◆ Problem to solve ◆
Reproduce exactly only the lines from the line that holds "Rebuild this chart" to the line that holds "color=DARK, lw=1.6, dashes=(4, 2))", inclusive, in the listing below, and please leave out every picture.

Records from a data source
──────

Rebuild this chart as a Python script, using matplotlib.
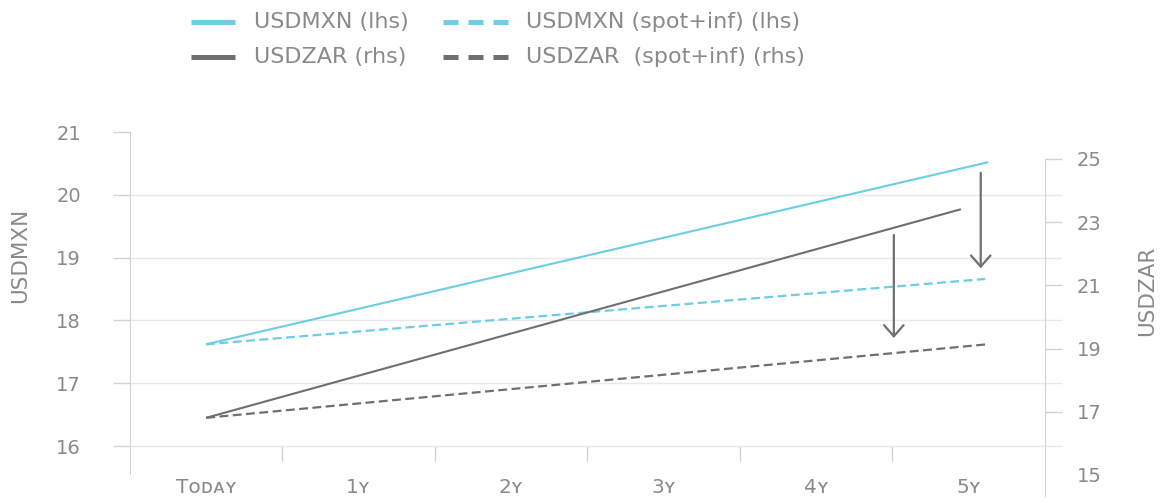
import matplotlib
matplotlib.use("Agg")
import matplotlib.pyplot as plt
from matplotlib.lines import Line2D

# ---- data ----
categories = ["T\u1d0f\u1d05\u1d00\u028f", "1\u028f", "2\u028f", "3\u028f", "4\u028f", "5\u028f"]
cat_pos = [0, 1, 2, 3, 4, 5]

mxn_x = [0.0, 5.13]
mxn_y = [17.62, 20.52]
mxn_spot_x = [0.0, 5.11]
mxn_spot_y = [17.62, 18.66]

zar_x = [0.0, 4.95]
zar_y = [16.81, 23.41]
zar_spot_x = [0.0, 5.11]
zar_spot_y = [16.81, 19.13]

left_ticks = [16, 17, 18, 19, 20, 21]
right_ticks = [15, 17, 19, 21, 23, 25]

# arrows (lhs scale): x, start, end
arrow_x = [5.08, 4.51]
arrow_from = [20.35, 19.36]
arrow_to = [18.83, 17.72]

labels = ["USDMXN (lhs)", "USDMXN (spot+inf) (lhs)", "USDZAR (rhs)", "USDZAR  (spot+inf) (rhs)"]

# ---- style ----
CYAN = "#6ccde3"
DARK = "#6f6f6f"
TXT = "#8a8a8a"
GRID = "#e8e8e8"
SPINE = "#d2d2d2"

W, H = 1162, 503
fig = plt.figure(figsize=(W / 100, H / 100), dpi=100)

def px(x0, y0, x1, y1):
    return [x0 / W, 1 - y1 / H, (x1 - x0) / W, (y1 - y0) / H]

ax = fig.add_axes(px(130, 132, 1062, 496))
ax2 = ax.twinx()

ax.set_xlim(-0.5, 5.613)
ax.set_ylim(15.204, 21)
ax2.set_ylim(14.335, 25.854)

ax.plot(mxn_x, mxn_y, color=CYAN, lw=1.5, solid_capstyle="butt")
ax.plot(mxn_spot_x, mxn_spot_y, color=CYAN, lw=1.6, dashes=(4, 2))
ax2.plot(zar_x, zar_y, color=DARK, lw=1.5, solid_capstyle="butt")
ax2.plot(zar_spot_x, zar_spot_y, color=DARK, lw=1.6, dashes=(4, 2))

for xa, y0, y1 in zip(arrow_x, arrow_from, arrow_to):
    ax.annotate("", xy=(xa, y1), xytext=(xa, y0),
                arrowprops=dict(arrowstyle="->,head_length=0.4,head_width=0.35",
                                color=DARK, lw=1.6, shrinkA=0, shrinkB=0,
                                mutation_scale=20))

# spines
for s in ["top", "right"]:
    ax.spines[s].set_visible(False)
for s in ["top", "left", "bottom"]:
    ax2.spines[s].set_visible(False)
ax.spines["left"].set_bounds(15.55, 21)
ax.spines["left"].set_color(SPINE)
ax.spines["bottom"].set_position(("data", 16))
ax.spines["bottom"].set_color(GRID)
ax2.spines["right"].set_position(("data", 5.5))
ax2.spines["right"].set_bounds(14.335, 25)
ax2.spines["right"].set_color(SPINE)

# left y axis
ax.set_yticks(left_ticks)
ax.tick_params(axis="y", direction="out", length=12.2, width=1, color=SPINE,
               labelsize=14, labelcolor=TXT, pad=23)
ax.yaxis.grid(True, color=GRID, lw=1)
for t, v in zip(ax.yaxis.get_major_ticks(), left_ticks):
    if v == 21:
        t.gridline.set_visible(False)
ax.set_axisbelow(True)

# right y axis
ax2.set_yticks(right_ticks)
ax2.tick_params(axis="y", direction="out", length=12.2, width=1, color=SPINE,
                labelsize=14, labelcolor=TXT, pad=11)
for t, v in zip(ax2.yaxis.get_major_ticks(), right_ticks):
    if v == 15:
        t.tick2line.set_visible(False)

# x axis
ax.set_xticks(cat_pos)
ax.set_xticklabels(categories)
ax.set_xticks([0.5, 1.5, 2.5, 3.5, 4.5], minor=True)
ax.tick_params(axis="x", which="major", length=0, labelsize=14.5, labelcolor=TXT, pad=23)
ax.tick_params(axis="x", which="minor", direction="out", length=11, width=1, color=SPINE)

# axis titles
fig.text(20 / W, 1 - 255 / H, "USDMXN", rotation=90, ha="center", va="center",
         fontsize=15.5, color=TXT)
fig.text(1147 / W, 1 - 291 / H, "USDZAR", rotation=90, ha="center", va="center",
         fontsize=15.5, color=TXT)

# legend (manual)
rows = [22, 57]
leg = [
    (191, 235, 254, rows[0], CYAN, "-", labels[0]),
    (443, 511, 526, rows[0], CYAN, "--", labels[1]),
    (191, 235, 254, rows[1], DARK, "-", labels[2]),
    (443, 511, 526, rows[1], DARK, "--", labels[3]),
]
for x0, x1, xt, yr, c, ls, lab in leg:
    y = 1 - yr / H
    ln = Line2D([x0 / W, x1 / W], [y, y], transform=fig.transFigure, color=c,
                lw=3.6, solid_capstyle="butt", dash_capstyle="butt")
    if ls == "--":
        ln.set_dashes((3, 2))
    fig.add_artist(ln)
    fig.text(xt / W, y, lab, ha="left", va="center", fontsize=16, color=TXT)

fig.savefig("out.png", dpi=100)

──────

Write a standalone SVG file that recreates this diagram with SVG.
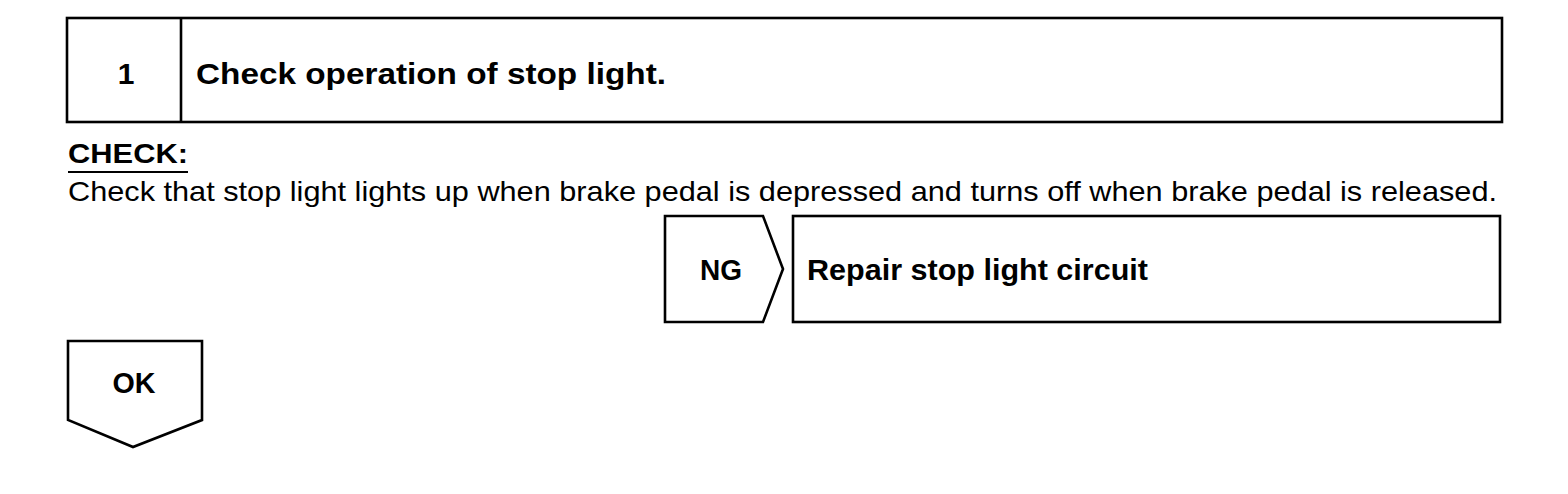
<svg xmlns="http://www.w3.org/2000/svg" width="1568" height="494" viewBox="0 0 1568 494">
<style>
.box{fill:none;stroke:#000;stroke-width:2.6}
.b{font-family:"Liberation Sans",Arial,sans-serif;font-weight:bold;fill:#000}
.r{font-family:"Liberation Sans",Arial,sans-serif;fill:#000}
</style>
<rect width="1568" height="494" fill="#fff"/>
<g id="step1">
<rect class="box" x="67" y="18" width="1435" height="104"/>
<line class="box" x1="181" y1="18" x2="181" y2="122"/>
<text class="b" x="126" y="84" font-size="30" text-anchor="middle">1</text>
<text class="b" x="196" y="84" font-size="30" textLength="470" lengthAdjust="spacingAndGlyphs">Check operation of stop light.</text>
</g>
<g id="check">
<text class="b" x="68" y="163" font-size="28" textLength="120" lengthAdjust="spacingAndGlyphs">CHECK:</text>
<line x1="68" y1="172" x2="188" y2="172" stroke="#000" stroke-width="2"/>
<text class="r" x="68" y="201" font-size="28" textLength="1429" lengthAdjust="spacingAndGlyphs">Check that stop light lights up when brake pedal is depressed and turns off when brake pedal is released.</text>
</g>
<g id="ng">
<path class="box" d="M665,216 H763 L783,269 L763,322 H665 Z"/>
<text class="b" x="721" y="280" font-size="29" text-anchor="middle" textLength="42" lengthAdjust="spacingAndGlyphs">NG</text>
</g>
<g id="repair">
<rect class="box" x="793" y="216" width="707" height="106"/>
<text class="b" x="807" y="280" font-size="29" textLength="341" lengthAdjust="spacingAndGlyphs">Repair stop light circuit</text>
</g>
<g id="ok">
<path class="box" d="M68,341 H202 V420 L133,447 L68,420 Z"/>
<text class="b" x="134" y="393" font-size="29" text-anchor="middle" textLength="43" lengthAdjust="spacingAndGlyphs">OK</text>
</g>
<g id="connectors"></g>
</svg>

──────

◆ Task solution ◆
Rebuild this chart as a Python script, using matplotlib.
import matplotlib
matplotlib.use("Agg")
import matplotlib.pyplot as plt
from matplotlib.lines import Line2D

# ---- data ----
categories = ["T\u1d0f\u1d05\u1d00\u028f", "1\u028f", "2\u028f", "3\u028f", "4\u028f", "5\u028f"]
cat_pos = [0, 1, 2, 3, 4, 5]

mxn_x = [0.0, 5.13]
mxn_y = [17.62, 20.52]
mxn_spot_x = [0.0, 5.11]
mxn_spot_y = [17.62, 18.66]

zar_x = [0.0, 4.95]
zar_y = [16.81, 23.41]
zar_spot_x = [0.0, 5.11]
zar_spot_y = [16.81, 19.13]

left_ticks = [16, 17, 18, 19, 20, 21]
right_ticks = [15, 17, 19, 21, 23, 25]

# arrows (lhs scale): x, start, end
arrow_x = [5.08, 4.51]
arrow_from = [20.35, 19.36]
arrow_to = [18.83, 17.72]

labels = ["USDMXN (lhs)", "USDMXN (spot+inf) (lhs)", "USDZAR (rhs)", "USDZAR  (spot+inf) (rhs)"]

# ---- style ----
CYAN = "#6ccde3"
DARK = "#6f6f6f"
TXT = "#8a8a8a"
GRID = "#e8e8e8"
SPINE = "#d2d2d2"

W, H = 1162, 503
fig = plt.figure(figsize=(W / 100, H / 100), dpi=100)

def px(x0, y0, x1, y1):
    return [x0 / W, 1 - y1 / H, (x1 - x0) / W, (y1 - y0) / H]

ax = fig.add_axes(px(130, 132, 1062, 496))
ax2 = ax.twinx()

ax.set_xlim(-0.5, 5.613)
ax.set_ylim(15.204, 21)
ax2.set_ylim(14.335, 25.854)

ax.plot(mxn_x, mxn_y, color=CYAN, lw=1.5, solid_capstyle="butt")
ax.plot(mxn_spot_x, mxn_spot_y, color=CYAN, lw=1.6, dashes=(4, 2))
ax2.plot(zar_x, zar_y, color=DARK, lw=1.5, solid_capstyle="butt")
ax2.plot(zar_spot_x, zar_spot_y, color=DARK, lw=1.6, dashes=(4, 2))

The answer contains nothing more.